■ **TASK OBJECTIVE**
Copy everything in the data below exactly except the pictures.
****
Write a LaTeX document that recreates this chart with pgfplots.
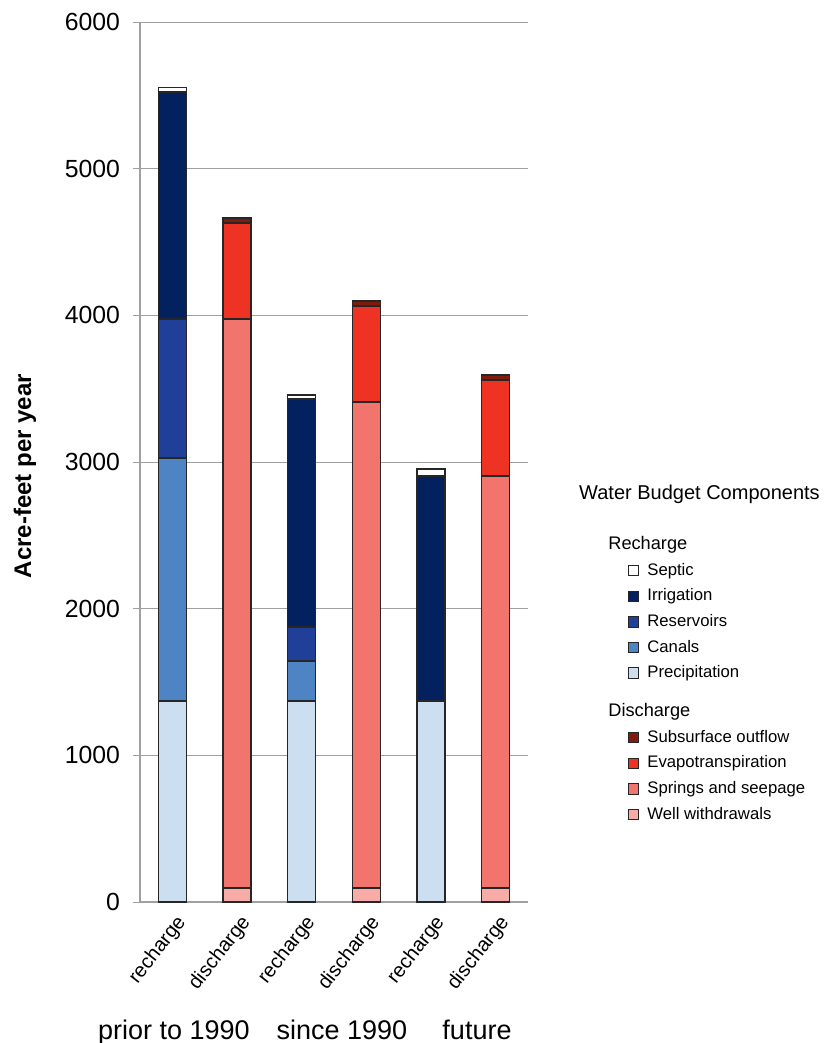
\documentclass[border=0pt]{standalone}
\usepackage{pgfplots}
\pgfplotsset{compat=1.18}
\usepackage{pgfplotstable}
\usepackage{fontspec}
\setmainfont{Liberation Sans}

\definecolor{cSeptic}{HTML}{FFFFFF}
\definecolor{cIrr}{HTML}{02215E}
\definecolor{cRes}{HTML}{1F3F98}
\definecolor{cCanal}{HTML}{4F84C4}
\definecolor{cPrec}{HTML}{CCDFF1}
\definecolor{cSub}{HTML}{801A0C}
\definecolor{cET}{HTML}{EE3324}
\definecolor{cSpr}{HTML}{F1756D}
\definecolor{cWell}{HTML}{F8ACA8}
\definecolor{gridgray}{HTML}{A0A0A0}

% x: 0,2,4 recharge bars; 1,3,5 discharge bars
\pgfplotstableread{
x  prec canal res  irr  sep  well spr  et  sub
0  1370 1657  948  1548 30   0    0    0   0
1  0    0     0    0    0    95   3880 655 34
2  1370 273   232  1555 27   0    0    0   0
3  0    0     0    0    0    95   3314 655 34
4  1370 0     0    1535 48   0    0    0   0
5  0    0     0    0    0    95   2810 654 34
}\budget

\pgfplotsset{sq/.style={legend image code/.code={
  \draw[fill=#1, draw=black!85, line width=0.5pt] (0pt,-2.6pt) rectangle (5.2pt,2.6pt);}}}
\newcommand\ls{\rule[-2pt]{0pt}{8pt}}
\newcommand\hd[1]{\fontsize{9.1}{10}\selectfont\hspace*{-19.5pt}#1}

\begin{document}
\begin{tikzpicture}
\begin{axis}[
    name=ax,
    scale only axis,
    width=194pt, height=440pt,
    ybar stacked,
    bar width=14pt,
    xmin=-0.5, xmax=5.5,
    ymin=0, ymax=6000,
    axis x line=bottom,
    axis y line=left,
    axis line style={-, draw=gridgray, line width=0.6pt},
    ymajorgrids,
    grid style={draw=gridgray, line width=0.5pt},
    ytick={0,1000,...,6000},
    tick align=outside,
    major tick length=3.5pt,
    tick style={draw=gridgray, line width=0.5pt},
    /pgf/number format/assume math mode=true,
    scaled y ticks=false,
    yticklabel style={font=\fontsize{12.4}{14}\selectfont, /pgf/number format/1000 sep={}, xshift=-3pt},
    xtick={0,...,5},
    xticklabels={recharge,discharge,recharge,discharge,recharge,discharge},
    x tick style={draw=none},
    xticklabel style={font=\fontsize{10}{12}\selectfont, rotate=52, anchor=east, xshift=2.5pt, yshift=-7pt},
    extra x ticks={-0.5,1.5,3.5},
    extra x tick labels={},
    extra x tick style={grid=none, major tick length=5.5pt, tick style={draw=gridgray, line width=0.5pt}},
    clip=false,
    legend style={at={(rel axis cs:1.2577,0.4153)}, anchor=north west,
        draw=none, fill=none, inner sep=0pt, outer sep=0pt,
        row sep=5.25pt, column sep=4pt,
        font=\fontsize{8.35}{10}\selectfont,
        nodes={inner sep=0pt, outer sep=0pt}},
    legend cell align=left,
    every axis plot/.append style={draw=black!85, line width=0.7pt},
]
\addplot[fill=cPrec, forget plot] table[x=x, y=prec] {\budget};
\addplot[fill=cCanal, forget plot] table[x=x, y=canal] {\budget};
\addplot[fill=cRes, forget plot] table[x=x, y=res] {\budget};
\addplot[fill=cIrr, forget plot] table[x=x, y=irr] {\budget};
\addplot[fill=cSeptic, forget plot] table[x=x, y=sep] {\budget};
\addplot[fill=cWell, forget plot] table[x=x, y=well] {\budget};
\addplot[fill=cSpr, forget plot] table[x=x, y=spr] {\budget};
\addplot[fill=cET, forget plot] table[x=x, y=et] {\budget};
\addplot[fill=cSub, forget plot] table[x=x, y=sub] {\budget};

\addlegendimage{empty legend}\addlegendentry{\hd{Recharge}\ls}
\addlegendimage{sq=cSeptic}\addlegendentry{Septic\ls}
\addlegendimage{sq=cIrr}\addlegendentry{Irrigation\ls}
\addlegendimage{sq=cRes}\addlegendentry{Reservoirs\ls}
\addlegendimage{sq=cCanal}\addlegendentry{Canals\ls}
\addlegendimage{sq=cPrec}\addlegendentry{Precipitation\ls}
\addlegendimage{empty legend}\addlegendentry{\hd{Discharge}\rule[-2pt]{0pt}{14.75pt}}
\addlegendimage{sq=cSub}\addlegendentry{Subsurface outflow\ls}
\addlegendimage{sq=cET}\addlegendentry{Evapotranspiration\ls}
\addlegendimage{sq=cSpr}\addlegendentry{Springs and seepage\ls}
\addlegendimage{sq=cWell}\addlegendentry{Well withdrawals\ls}

\node[font=\fontsize{10}{12}\selectfont] at (rel axis cs:1.442,0.4636) {Water Budget Components};
\node[font=\fontsize{13.5}{15}\selectfont, anchor=base] at (rel axis cs:0.0876,-0.1557) {prior to 1990};
\node[font=\fontsize{13.5}{15}\selectfont, anchor=base] at (rel axis cs:0.5206,-0.1557) {since 1990};
\node[font=\fontsize{13.5}{15}\selectfont, anchor=base] at (rel axis cs:0.8686,-0.1557) {future};
\node[font=\bfseries\fontsize{12}{14}\selectfont, rotate=90] at (rel axis cs:-0.2964,0.484) {Acre-feet per year};
\end{axis}
\pgfresetboundingbox
\path[use as bounding box] ([shift={(-70pt,-70.5pt)}]ax.south west) rectangle ++(412.5pt,521.5pt);
\end{tikzpicture}
\end{document}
****
■ **RESPONSE**
Write a LaTeX document that recreates this chart with pgfplots.
\documentclass[border=0pt]{standalone}
\usepackage{pgfplots}
\pgfplotsset{compat=1.18}
\usepackage{pgfplotstable}
\usepackage{fontspec}
\setmainfont{Liberation Sans}

\definecolor{cSeptic}{HTML}{FFFFFF}
\definecolor{cIrr}{HTML}{02215E}
\definecolor{cRes}{HTML}{1F3F98}
\definecolor{cCanal}{HTML}{4F84C4}
\definecolor{cPrec}{HTML}{CCDFF1}
\definecolor{cSub}{HTML}{801A0C}
\definecolor{cET}{HTML}{EE3324}
\definecolor{cSpr}{HTML}{F1756D}
\definecolor{cWell}{HTML}{F8ACA8}
\definecolor{gridgray}{HTML}{A0A0A0}

% x: 0,2,4 recharge bars; 1,3,5 discharge bars
\pgfplotstableread{
x  prec canal res  irr  sep  well spr  et  sub
0  1370 1657  948  1548 30   0    0    0   0
1  0    0     0    0    0    95   3880 655 34
2  1370 273   232  1555 27   0    0    0   0
3  0    0     0    0    0    95   3314 655 34
4  1370 0     0    1535 48   0    0    0   0
5  0    0     0    0    0    95   2810 654 34
}\budget

\pgfplotsset{sq/.style={legend image code/.code={
  \draw[fill=#1, draw=black!85, line width=0.5pt] (0pt,-2.6pt) rectangle (5.2pt,2.6pt);}}}
\newcommand\ls{\rule[-2pt]{0pt}{8pt}}
\newcommand\hd[1]{\fontsize{9.1}{10}\selectfont\hspace*{-19.5pt}#1}

\begin{document}
\begin{tikzpicture}
\begin{axis}[
    name=ax,
    scale only axis,
    width=194pt, height=440pt,
    ybar stacked,
    bar width=14pt,
    xmin=-0.5, xmax=5.5,
    ymin=0, ymax=6000,
    axis x line=bottom,
    axis y line=left,
    axis line style={-, draw=gridgray, line width=0.6pt},
    ymajorgrids,
    grid style={draw=gridgray, line width=0.5pt},
    ytick={0,1000,...,6000},
    tick align=outside,
    major tick length=3.5pt,
    tick style={draw=gridgray, line width=0.5pt},
    /pgf/number format/assume math mode=true,
    scaled y ticks=false,
    yticklabel style={font=\fontsize{12.4}{14}\selectfont, /pgf/number format/1000 sep={}, xshift=-3pt},
    xtick={0,...,5},
    xticklabels={recharge,discharge,recharge,discharge,recharge,discharge},
    x tick style={draw=none},
    xticklabel style={font=\fontsize{10}{12}\selectfont, rotate=52, anchor=east, xshift=2.5pt, yshift=-7pt},
    extra x ticks={-0.5,1.5,3.5},
    extra x tick labels={},
    extra x tick style={grid=none, major tick length=5.5pt, tick style={draw=gridgray, line width=0.5pt}},
    clip=false,
    legend style={at={(rel axis cs:1.2577,0.4153)}, anchor=north west,
        draw=none, fill=none, inner sep=0pt, outer sep=0pt,
        row sep=5.25pt, column sep=4pt,
        font=\fontsize{8.35}{10}\selectfont,
        nodes={inner sep=0pt, outer sep=0pt}},
    legend cell align=left,
    every axis plot/.append style={draw=black!85, line width=0.7pt},
]
\addplot[fill=cPrec, forget plot] table[x=x, y=prec] {\budget};
\addplot[fill=cCanal, forget plot] table[x=x, y=canal] {\budget};
\addplot[fill=cRes, forget plot] table[x=x, y=res] {\budget};
\addplot[fill=cIrr, forget plot] table[x=x, y=irr] {\budget};
\addplot[fill=cSeptic, forget plot] table[x=x, y=sep] {\budget};
\addplot[fill=cWell, forget plot] table[x=x, y=well] {\budget};
\addplot[fill=cSpr, forget plot] table[x=x, y=spr] {\budget};
\addplot[fill=cET, forget plot] table[x=x, y=et] {\budget};
\addplot[fill=cSub, forget plot] table[x=x, y=sub] {\budget};

\addlegendimage{empty legend}\addlegendentry{\hd{Recharge}\ls}
\addlegendimage{sq=cSeptic}\addlegendentry{Septic\ls}
\addlegendimage{sq=cIrr}\addlegendentry{Irrigation\ls}
\addlegendimage{sq=cRes}\addlegendentry{Reservoirs\ls}
\addlegendimage{sq=cCanal}\addlegendentry{Canals\ls}
\addlegendimage{sq=cPrec}\addlegendentry{Precipitation\ls}
\addlegendimage{empty legend}\addlegendentry{\hd{Discharge}\rule[-2pt]{0pt}{14.75pt}}
\addlegendimage{sq=cSub}\addlegendentry{Subsurface outflow\ls}
\addlegendimage{sq=cET}\addlegendentry{Evapotranspiration\ls}
\addlegendimage{sq=cSpr}\addlegendentry{Springs and seepage\ls}
\addlegendimage{sq=cWell}\addlegendentry{Well withdrawals\ls}

\node[font=\fontsize{10}{12}\selectfont] at (rel axis cs:1.442,0.4636) {Water Budget Components};
\node[font=\fontsize{13.5}{15}\selectfont, anchor=base] at (rel axis cs:0.0876,-0.1557) {prior to 1990};
\node[font=\fontsize{13.5}{15}\selectfont, anchor=base] at (rel axis cs:0.5206,-0.1557) {since 1990};
\node[font=\fontsize{13.5}{15}\selectfont, anchor=base] at (rel axis cs:0.8686,-0.1557) {future};
\node[font=\bfseries\fontsize{12}{14}\selectfont, rotate=90] at (rel axis cs:-0.2964,0.484) {Acre-feet per year};
\end{axis}
\pgfresetboundingbox
\path[use as bounding box] ([shift={(-70pt,-70.5pt)}]ax.south west) rectangle ++(412.5pt,521.5pt);
\end{tikzpicture}
\end{document}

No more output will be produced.